_Exercise directions_
Everything in the data should be repeated exactly, save for the images.

[BEGIN]

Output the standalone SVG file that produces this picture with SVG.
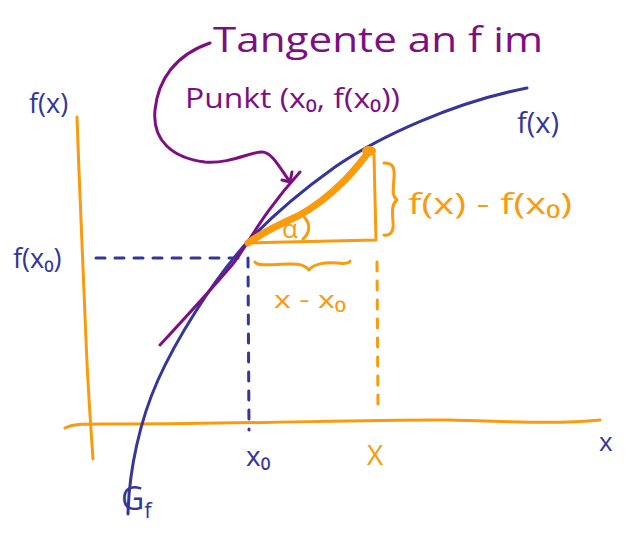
<svg xmlns="http://www.w3.org/2000/svg" width="625" height="544" viewBox="0 0 625 544">
<style>
.o{stroke:#F99B0C;fill:none;stroke-width:3;stroke-linecap:round;stroke-linejoin:round}
.b{stroke:#35359A;fill:none;stroke-width:3;stroke-linecap:round;stroke-linejoin:round}
.p{stroke:#7E0F83;fill:none;stroke-width:3;stroke-linecap:round;stroke-linejoin:round}
.d{stroke-dasharray:9 10}
text{font-family:"Open Sans","DejaVu Sans",sans-serif}
.tb{fill:#35359A}
.to{fill:#F99B0C}
.tp{fill:#7E0F83}
</style>
<rect width="625" height="544" fill="#fff"/>
<g id="axes">
<path class="o" d="M77,117 C80,200 84,300 86,340 C88,390 91,430 93,459"/>
<path class="o" d="M65,428 C75,423 90,424 130,424 C250,424 380,419 450,420 C520,422 560,424 600,420"/>
</g>
<g id="guides">
<path class="b d" d="M96,258 L246,258"/>
<path class="b d" d="M248,258 L249,430"/>
<path class="o d" d="M377,262 L378,408"/>
</g>
<g id="curve">
<path class="b" d="M128,514 C129,470 140,420 158,380 C176,340 210,285 243,247 C270,217 300,192 335,167 C380,136 455,102 527,88"/>
</g>
<g id="tangent">
<path class="p" d="M160,345 C185,318 215,285 232,265 C245,250 260,216 300,172"/>
</g>
<g id="callout">
<path class="p" d="M210,43 C175,55 158,80 155,110 C152,140 172,158 205,162 C230,164 250,152 262,152 C272,152 280,168 290,182"/>
<path class="p" d="M282,180 L290,182 L292,172"/>
<text class="tp" x="213" y="52" font-size="34" textLength="330" lengthAdjust="spacingAndGlyphs">Tangente an f im</text>
<text class="tp" x="185" y="108" font-size="28" textLength="215" lengthAdjust="spacingAndGlyphs">Punkt (x₀, f(x₀))</text>
</g>
<g id="triangle">
<path class="o" d="M248,243 L376,240 L374,155"/>
<path d="M248,243 C265,231 280,224 298,216 C315,207 330,195 345,180 C355,170 362,160 369,152" stroke="#F99B0C" stroke-width="7" fill="none" stroke-linecap="round"/>
<ellipse cx="369" cy="151" rx="7" ry="5" fill="#F99B0C"/>
<path class="o" d="M304,217 C311,224 310,233 303,239"/>
<text class="to" x="282" y="238" font-size="26">α</text>
</g>
<g id="dy-brace">
<path class="o" d="M384,163 C392,163 395,166 394,178 C393,192 392,196 397,200 C392,204 392,210 393,222 C394,232 390,236 384,235"/>
<text class="to" x="408" y="214" font-size="29" textLength="164" lengthAdjust="spacingAndGlyphs">f(x) - f(x₀)</text>
</g>
<g id="dx-brace">
<path class="o" d="M255,262 C258,267 275,264 290,264 C300,264 305,265 309,270 C313,264 325,262 337,263 C345,264 350,263 350,261"/>
<text class="to" x="274" y="308" font-size="24" textLength="72" lengthAdjust="spacingAndGlyphs">x - x₀</text>
</g>
<g id="labels">
<text class="tb" x="29" y="113" font-size="27">f(x)</text>
<text class="tb" x="13" y="268" font-size="27">f(x₀)</text>
<text class="tb" x="517" y="133" font-size="29">f(x)</text>
<text class="tb" x="246" y="466" font-size="28">x₀</text>
<text class="to" x="367" y="465" font-size="28">X</text>
<text class="tb" x="599" y="451" font-size="26">x</text>
<text class="tb" x="121" y="510" font-size="32">G<tspan font-size="22" dy="8">f</tspan></text>
</g>
</svg>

[END]

_Full output_
Output the standalone SVG file that produces this picture with SVG.
<svg xmlns="http://www.w3.org/2000/svg" width="625" height="544" viewBox="0 0 625 544">
<style>
.o{stroke:#F99B0C;fill:none;stroke-width:3;stroke-linecap:round;stroke-linejoin:round}
.b{stroke:#35359A;fill:none;stroke-width:3;stroke-linecap:round;stroke-linejoin:round}
.p{stroke:#7E0F83;fill:none;stroke-width:3;stroke-linecap:round;stroke-linejoin:round}
.d{stroke-dasharray:9 10}
text{font-family:"Open Sans","DejaVu Sans",sans-serif}
.tb{fill:#35359A}
.to{fill:#F99B0C}
.tp{fill:#7E0F83}
</style>
<rect width="625" height="544" fill="#fff"/>
<g id="axes">
<path class="o" d="M77,117 C80,200 84,300 86,340 C88,390 91,430 93,459"/>
<path class="o" d="M65,428 C75,423 90,424 130,424 C250,424 380,419 450,420 C520,422 560,424 600,420"/>
</g>
<g id="guides">
<path class="b d" d="M96,258 L246,258"/>
<path class="b d" d="M248,258 L249,430"/>
<path class="o d" d="M377,262 L378,408"/>
</g>
<g id="curve">
<path class="b" d="M128,514 C129,470 140,420 158,380 C176,340 210,285 243,247 C270,217 300,192 335,167 C380,136 455,102 527,88"/>
</g>
<g id="tangent">
<path class="p" d="M160,345 C185,318 215,285 232,265 C245,250 260,216 300,172"/>
</g>
<g id="callout">
<path class="p" d="M210,43 C175,55 158,80 155,110 C152,140 172,158 205,162 C230,164 250,152 262,152 C272,152 280,168 290,182"/>
<path class="p" d="M282,180 L290,182 L292,172"/>
<text class="tp" x="213" y="52" font-size="34" textLength="330" lengthAdjust="spacingAndGlyphs">Tangente an f im</text>
<text class="tp" x="185" y="108" font-size="28" textLength="215" lengthAdjust="spacingAndGlyphs">Punkt (x₀, f(x₀))</text>
</g>
<g id="triangle">
<path class="o" d="M248,243 L376,240 L374,155"/>
<path d="M248,243 C265,231 280,224 298,216 C315,207 330,195 345,180 C355,170 362,160 369,152" stroke="#F99B0C" stroke-width="7" fill="none" stroke-linecap="round"/>
<ellipse cx="369" cy="151" rx="7" ry="5" fill="#F99B0C"/>
<path class="o" d="M304,217 C311,224 310,233 303,239"/>
<text class="to" x="282" y="238" font-size="26">α</text>
</g>
<g id="dy-brace">
<path class="o" d="M384,163 C392,163 395,166 394,178 C393,192 392,196 397,200 C392,204 392,210 393,222 C394,232 390,236 384,235"/>
<text class="to" x="408" y="214" font-size="29" textLength="164" lengthAdjust="spacingAndGlyphs">f(x) - f(x₀)</text>
</g>
<g id="dx-brace">
<path class="o" d="M255,262 C258,267 275,264 290,264 C300,264 305,265 309,270 C313,264 325,262 337,263 C345,264 350,263 350,261"/>
<text class="to" x="274" y="308" font-size="24" textLength="72" lengthAdjust="spacingAndGlyphs">x - x₀</text>
</g>
<g id="labels">
<text class="tb" x="29" y="113" font-size="27">f(x)</text>
<text class="tb" x="13" y="268" font-size="27">f(x₀)</text>
<text class="tb" x="517" y="133" font-size="29">f(x)</text>
<text class="tb" x="246" y="466" font-size="28">x₀</text>
<text class="to" x="367" y="465" font-size="28">X</text>
<text class="tb" x="599" y="451" font-size="26">x</text>
<text class="tb" x="121" y="510" font-size="32">G<tspan font-size="22" dy="8">f</tspan></text>
</g>
</svg>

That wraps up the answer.